Sidney Powell argues in court that “no reasonable people” would believe her election fraud claims

In a new court filing, Sidney Powell argued that no reasonable people would believe her election fraud claims.

Following the 2020 Presidential Election, attorney Sidney Powell began independently investigating claims of election fraud. Part of her investigation included Dominion Voting Systems, an electronic voting technology company. Now, Dominion Voting Systems, a company that sells electronic voting hardware and software, sued Sydney Powell for $1.3 billion in defamation after her advancement of election fraud claims. Powell appeared on conservative media and worked to prove the occurrence of election fraud. Her work fueled election doubts, which the company claims Powell knew were false.

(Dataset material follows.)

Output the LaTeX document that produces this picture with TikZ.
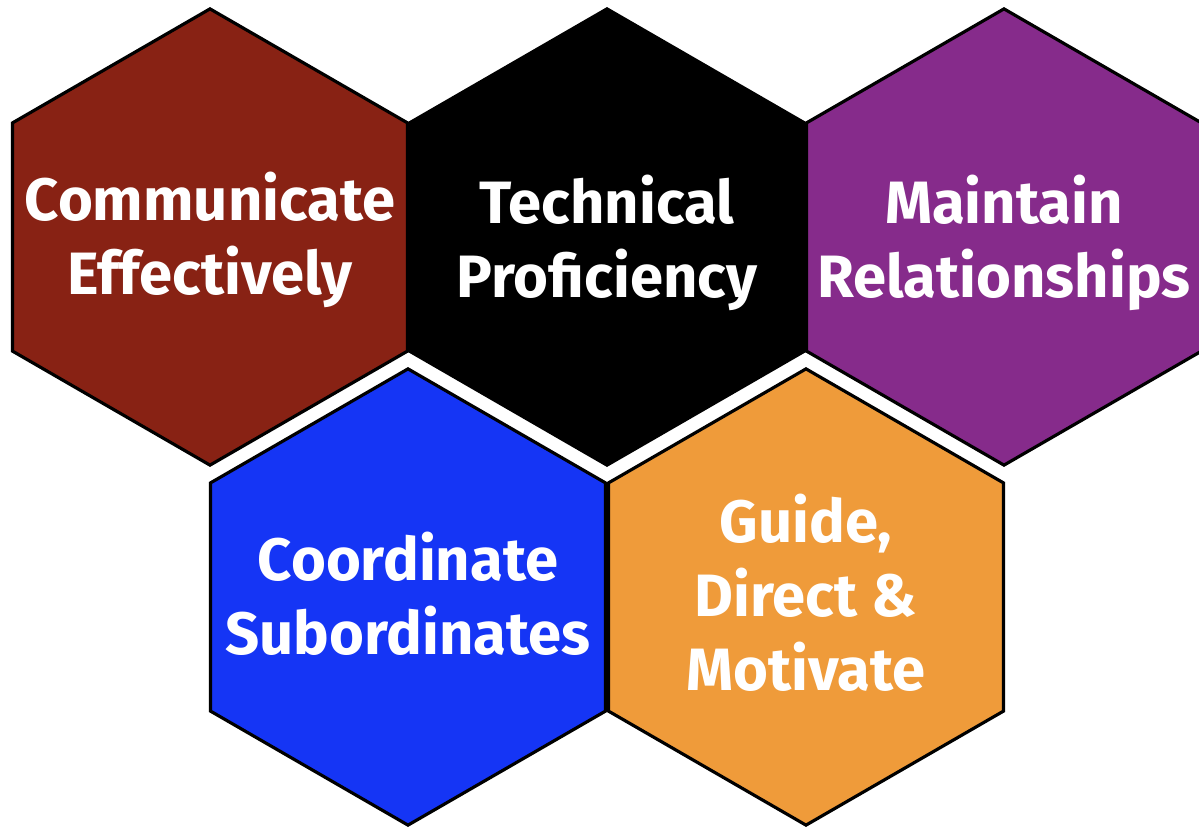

The lawsuit began in January, citing Powell’s TV appearances, online posts, and unfounded beliefs, including that Dominion was linked to communist Venezuela and Georgia officials were in on election fraud. Dominion alleges that Powell and others who spread theories of fraud, including lawyer Rudy Giuliani and MyPillow CEO Mike Lindell, have caused it “irreparable harm.” In a new court filing, Powell claims that “reasonable people” would not have believed her claims of election fraud. According to her defense lawyers, Powell was sharing her “opinion”, and that the public could reach “their own conclusions” about whether votes were changed by election machines.

Powell’s defense lawyers go on to write, “Indeed, Plaintiffs themselves characterize the statements at issue as ‘wild accusations’ and ‘outlandish claims.’ They are repeatedly labelled ‘inherently improbable’ and even ‘impossible.’ Such characterizations of the allegedly defamatory statements further support Defendants’ position that reasonable people would not accept such statements as fact but view them only as claims that await testing by the courts through the adversary process.”

In their lawsuit, Dominion writes, “Emboldened by Trump’s endorsement of her false accusations, which launched her into political superstardom, Powell’s defamatory media campaign continued and intensified” with her media appearances. Within her defense, Powell maintains that her statements about the 2020 election were a “matter of public concern” about a publicly known company, Dominion, and thus protected speech. Powell is requesting for a judge in Washington, DC, to dismiss the case, or move the case to the federal court in Texas.